When we’re at our best, many universities are saying the same thing. AAU is a Presidential association, but the most active are the governmental relations people, who meet monthly in DC to coordinate activities, which is really helpful. It’s important to step back from what you want to say and think about who you’re talking to and figure out how to express it in ways that help society, and help the person you’re talking to. We’re public purpose institutions that do good things for society, so if we can convey how particular efforts will benefit people in that congressperson’s district, state, and this county, our message will come across. Politics is very often the art of compromise – important to determine when we can compromise and when we can’t.
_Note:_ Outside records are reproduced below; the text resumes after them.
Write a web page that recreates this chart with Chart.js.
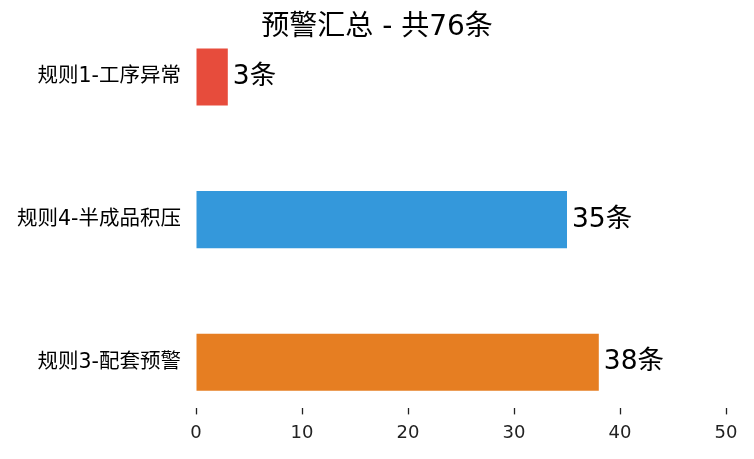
<!DOCTYPE html>
<html lang="zh">
<head>
<meta charset="utf-8">
<title>预警汇总</title>
<script src="https://cdn.jsdelivr.net/npm/chart.js@4.4.0/dist/chart.umd.min.js"></script>
<style>
  html, body { margin: 0; padding: 0; background: #fff; }
  #wrap { width: 754px; height: 459px; }
</style>
</head>
<body>
<div id="wrap"><canvas id="chart"></canvas></div>
<script>
// data
const categories = ['规则1-工序异常', '规则4-半成品积压', '规则3-配套预警'];
const counts = [3, 35, 38];
const barColors = ['#e74c3c', '#3498db', '#e67e22'];
const xTicks = [0, 10, 20, 30, 40, 50];
const unit = '条';
const total = counts.reduce((a, b) => a + b, 0);

const fontFamily = '"DejaVu Sans", "Noto Sans CJK SC", sans-serif';

// small inline plugin for the "N条" labels at the end of each bar
const valueLabels = {
	id: 'valueLabels',
	afterDatasetsDraw(chart) {
		const ctx = chart.ctx;
		const meta = chart.getDatasetMeta(0);
		ctx.save();
		ctx.font = '26.5px ' + fontFamily;
		ctx.fillStyle = '#000';
		ctx.textAlign = 'left';
		ctx.textBaseline = 'middle';
		meta.data.forEach((bar, i) => {
			ctx.fillText(counts[i] + unit, bar.x + 5, bar.y);
		});
		ctx.restore();
	}
};

const config = {
	type: 'bar',
	data: {
		datasets: [{
			data: counts.map((v, i) => ({x: v, y: i})),
			backgroundColor: barColors,
			borderWidth: 0,
			barPercentage: 0.4,
			categoryPercentage: 1.0
		}]
	},
	options: {
		indexAxis: 'y',
		responsive: true,
		maintainAspectRatio: false,
		animation: false,
		layout: {
			padding: {left: 0, right: 0, top: 0, bottom: 7}
		},
		scales: {
			x: {
				type: 'linear',
				min: 0,
				max: 50,
				afterBuildTicks: (scale) => { scale.ticks = xTicks.map(v => ({value: v})); },
				// leave room on the right without shifting the title off centre
				afterFit: (scale) => { scale.paddingRight = 28; },
				grid: {
					drawOnChartArea: false,
					drawTicks: true,
					tickLength: 6,
					tickWidth: 1.3,
					tickColor: '#222'
				},
				border: {display: false},
				ticks: {
					color: '#222',
					padding: 8,
					font: {family: fontFamily, size: 18}
				}
			},
			y: {
				type: 'linear',
				reverse: true,
				offset: false,
				min: -0.213,
				max: 2.323,
				afterBuildTicks: (scale) => { scale.ticks = categories.map((c, i) => ({value: i})); },
				afterFit: (scale) => { scale.width = 196; },
				grid: {display: false, drawTicks: false},
				border: {display: false},
				ticks: {
					color: '#000',
					padding: 15,
					font: {family: fontFamily, size: 20.5},
					callback: (v) => categories[v]
				}
			}
		},
		plugins: {
			legend: {display: false},
			tooltip: {enabled: false},
			title: {
				display: true,
				text: '预警汇总 - 共' + total + unit,
				color: '#000',
				font: {family: fontFamily, size: 28, weight: 'normal'},
				padding: {top: 11, bottom: 2}
			}
		}
	},
	plugins: [valueLabels]
};

const chart = new Chart(document.getElementById('chart'), config);
</script>
</body>
</html>
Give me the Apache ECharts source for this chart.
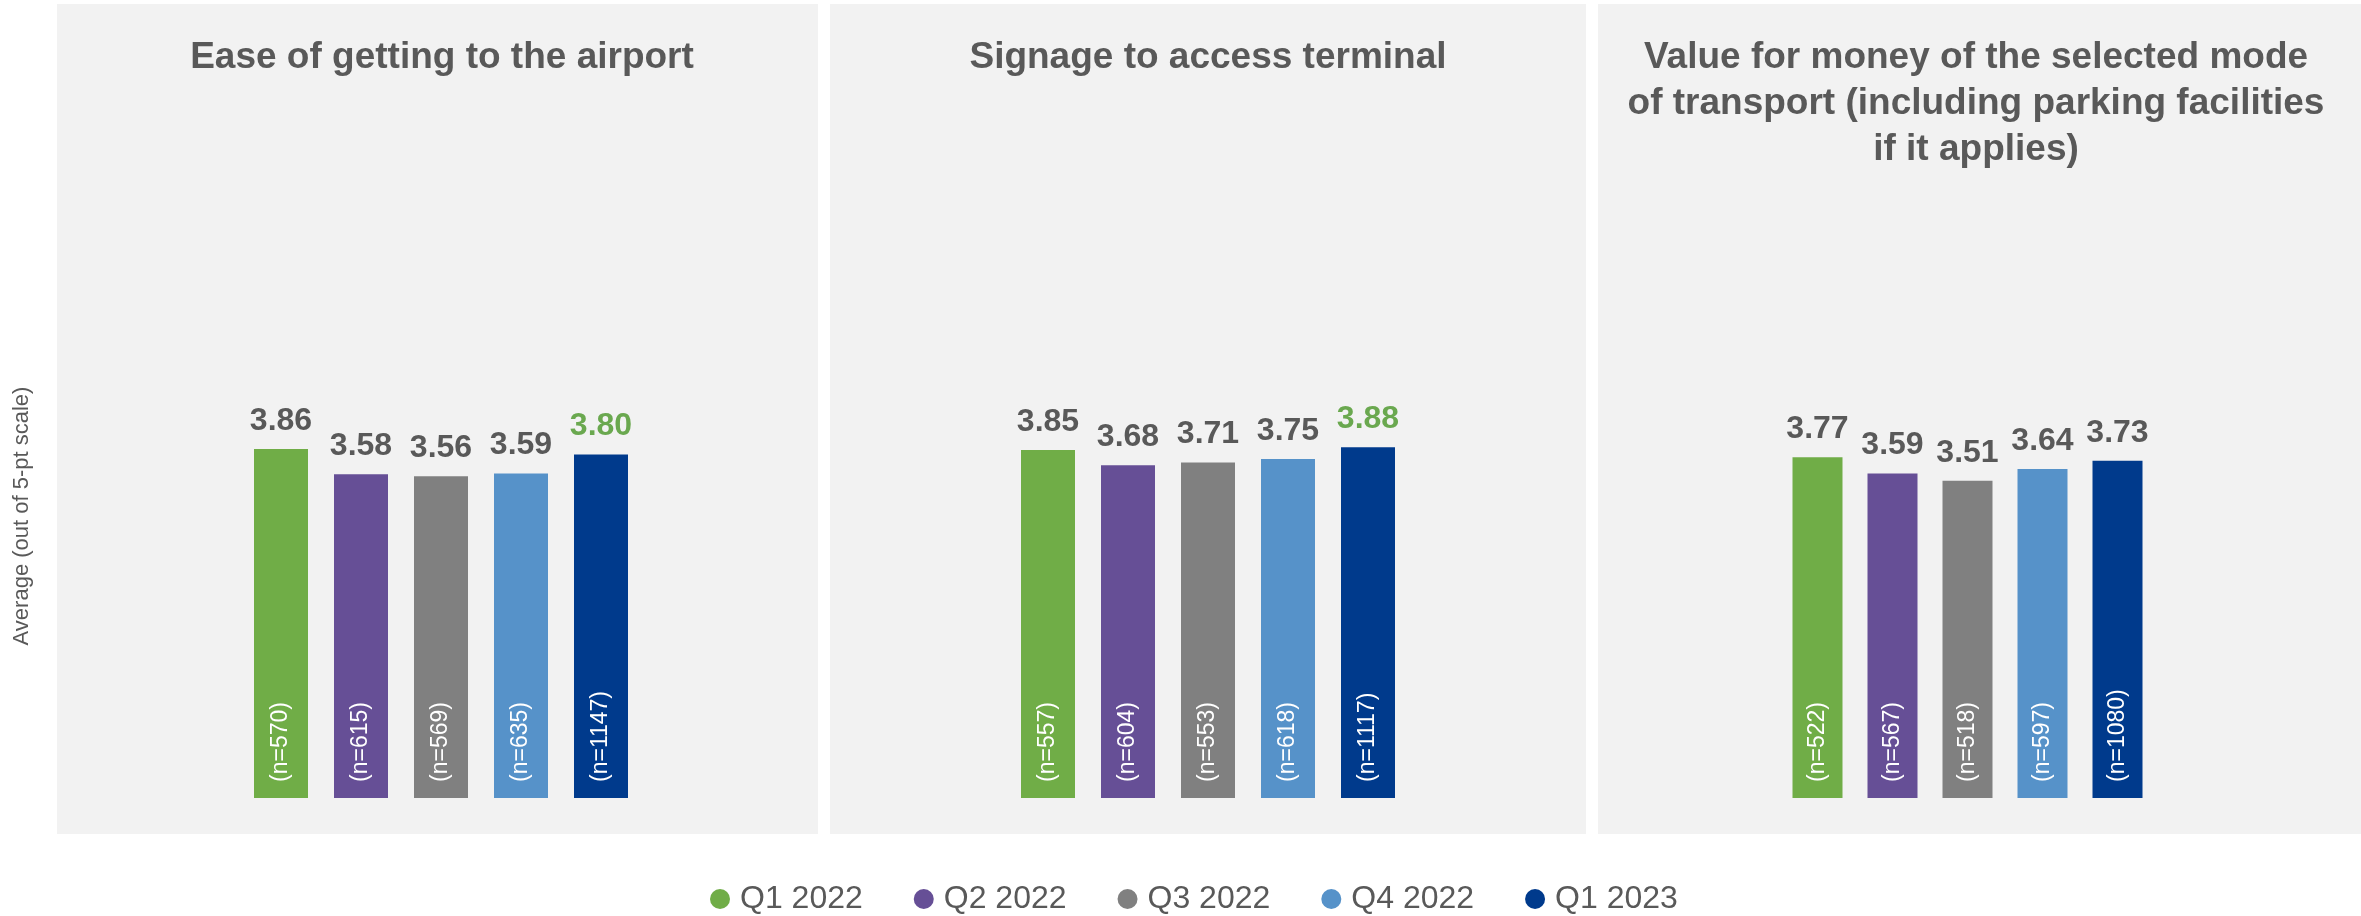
<!DOCTYPE html>
<html>
<head>
<meta charset="utf-8">
<script src="https://cdn.jsdelivr.net/npm/echarts@6/dist/echarts.min.js"></script>
<style>
html,body{margin:0;padding:0;background:#fff;}
#c{width:2361px;height:916px;}
</style>
</head>
<body>
<div id="c"></div>
<script>
// ---- data ----
var quarters = ['Q1 2022', 'Q2 2022', 'Q3 2022', 'Q4 2022', 'Q1 2023'];
var colors = ['#70AD47', '#664F96', '#808080', '#5692C9', '#003A8C'];
var panelTitles = [
  'Ease of getting to the airport',
  'Signage to access terminal',
  'Value for money of the selected mode\nof transport (including parking facilities\nif it applies)'
];
var easeValues = [3.86, 3.58, 3.56, 3.59, 3.80];
var easeN = [570, 615, 569, 635, 1147];
var signageValues = [3.85, 3.68, 3.71, 3.75, 3.88];
var signageN = [557, 604, 553, 618, 1117];
var moneyValues = [3.77, 3.59, 3.51, 3.64, 3.73];
var moneyN = [522, 567, 518, 597, 1080];
var easeHighlight = [false, false, false, false, true];
var signageHighlight = [false, false, false, false, true];
var moneyHighlight = [false, false, false, false, false];
var yAxisTitle = 'Average (out of 5-pt scale)';

// ---- layout ----
var FONT = "'Liberation Sans', Arial, sans-serif";
var TXT = '#595959';
var HL = '#6AA84F';
var panels = [
  {x: 57, w: 761, gridLeft: 241, gridWidth: 400, barW: 54, titleX: 437, vals: easeValues, ns: easeN, hl: easeHighlight},
  {x: 830, w: 756, gridLeft: 1008, gridWidth: 400, barW: 54, titleX: 1203, vals: signageValues, ns: signageN, hl: signageHighlight},
  {x: 1598, w: 763, gridLeft: 1780, gridWidth: 375, barW: 50, titleX: 1971, vals: moneyValues, ns: moneyN, hl: moneyHighlight}
];

var grids = [], xAxes = [], yAxes = [], series = [], titles = [], graphics = [];
panels.forEach(function (p, g) {
  graphics.push({type: 'rect', z: -10, shape: {x: p.x, y: 4, width: p.w, height: 830}, style: {fill: '#F2F2F2'}});
  titles.push({
    text: panelTitles[g], left: p.titleX, top: 30, textAlign: 'center',
    textStyle: {fontFamily: FONT, fontSize: 37, fontWeight: 'bold', color: TXT, lineHeight: 46}
  });
  grids.push({left: p.gridLeft, width: p.gridWidth, top: 346, bottom: 118, containLabel: false});
  xAxes.push({type: 'category', gridIndex: g, data: quarters, axisLine: {show: false}, axisTick: {show: false}, axisLabel: {show: false}, splitLine: {show: false}});
  yAxes.push({type: 'value', gridIndex: g, min: 0, max: 5, axisLine: {show: false}, axisTick: {show: false}, axisLabel: {show: false}, splitLine: {show: false}});
  quarters.forEach(function (q, i) {
    var d = quarters.map(function (_, j) { return j === i ? p.vals[i] : '-'; });
    series.push({
      type: 'bar', name: q, xAxisIndex: g, yAxisIndex: g, data: d,
      barWidth: p.barW, barGap: '-100%', itemStyle: {color: colors[i]},
      label: {
        show: true, position: 'top', distance: 12,
        formatter: function (prm) { return prm.value.toFixed(2); },
        fontFamily: FONT, fontSize: 32, fontWeight: 'bold', color: p.hl[i] ? HL : TXT
      },
      emphasis: {disabled: true}
    });
    var nv = p.ns[i];
    series.push({
      type: 'bar', name: q, xAxisIndex: g, yAxisIndex: g, data: d,
      barWidth: p.barW, barGap: '-100%', itemStyle: {color: 'rgba(0,0,0,0)'},
      label: {
        show: true, position: 'insideBottom', distance: 16, rotate: 90,
        align: 'left', verticalAlign: 'middle',
        formatter: '(n=' + nv + ')',
        fontFamily: FONT, fontSize: 23, color: '#FFFFFF'
      },
      emphasis: {disabled: true}
    });
  });
});

graphics.push({
  type: 'text', x: 22, y: 516, rotation: Math.PI / 2,
  style: {text: yAxisTitle, font: '22px ' + FONT, fill: TXT, align: 'center', verticalAlign: 'middle'}
});

var chart = echarts.init(document.getElementById('c'), null, {renderer: 'canvas'});
chart.setOption({
  backgroundColor: '#FFFFFF',
  animation: false,
  title: titles,
  graphic: graphics,
  legend: {
    left: 710, top: 883, padding: 0, icon: 'circle', itemWidth: 20, itemHeight: 20, itemGap: 51,
    textStyle: {fontFamily: FONT, fontSize: 32, color: TXT, padding: [0, 0, 0, 5]},
    data: quarters.map(function (q, i) { return {name: q, itemStyle: {color: colors[i]}}; })
  },
  grid: grids,
  xAxis: xAxes,
  yAxis: yAxes,
  series: series
});
</script>
</body>
</html>
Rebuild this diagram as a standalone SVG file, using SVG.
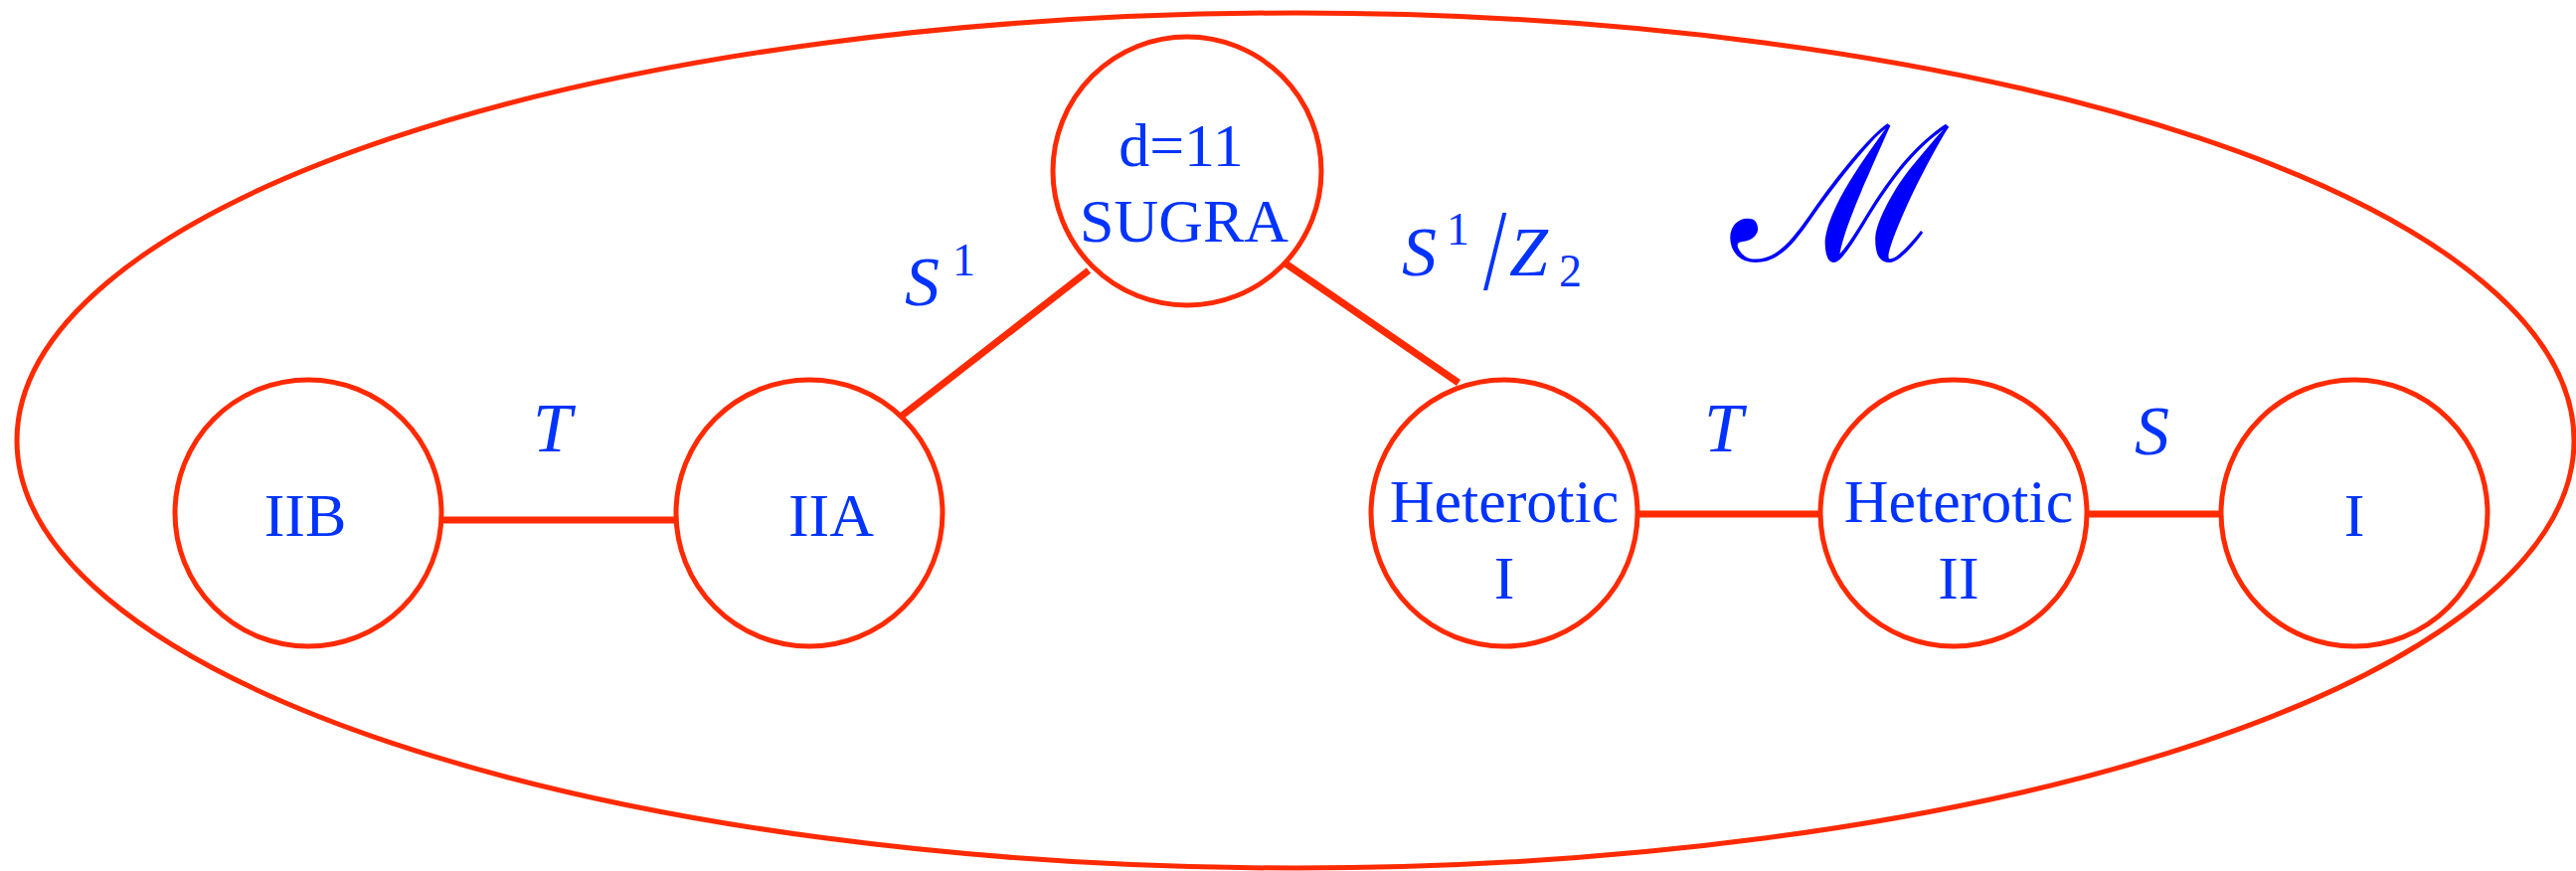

Often when we have a clear objective we’re working against someone else’s objective – the best outcome is frequently a compromise. There are some issues where we can’t accept compromise – it’s important to understand which those are. Getting the involvement of presidents and chancellors is critical on those issues – they’re the best salespeople. Members of Congress know rank – and they have good contacts with the presidents and chancellors.
Every constituency on your campus has an association in Washington. On research issues AAU works with NASULGC and AAMC. On intellectual property issues they work with ARL, Educause on IT issues.
Two points on P2P that he might disagree with Gigi’s talk from last night – he thinks the outcome language in the final bill is not anywhere near as bad as the original Reid ammendment because it doesn’t authorize the Dept of Education to be an agent of the entertainment industry, which would’ve been unacceptable. The outcome does indeed stink – the federal government should not be getting involved in this. The Higher Education Act is over 1100 pages long. There were a number of fundamentally unacceptable provisions in it early on – federalizing accreditation, control of teacher education curricula, tuition price controls, etc. P2P got more attention (thanks to Educause) than it otherwise would’ve, but there are other issues for higher ed that are important too. Having connections across Washington higher ed associations allow us to work the issues pretty well.
In response to a question, John notes that in many disciplines faculty have more connection with their disciplinary societies on national issues than they do with their university, and the relationship between the national higher-ed institutions and those disciplinary institutions is important.
In response to a question from Tracy, all three panelists agree that the autonomy of higher education is in danger. John thinks it’s because the public investment in student funding and wanting to monitor results of that investment are driving that. Jackie thinks it’s because of the high cost of access. Steve thinks that it’s the cost issues, the public money, and we’re really not autonomous anyway, if you look at the statutes.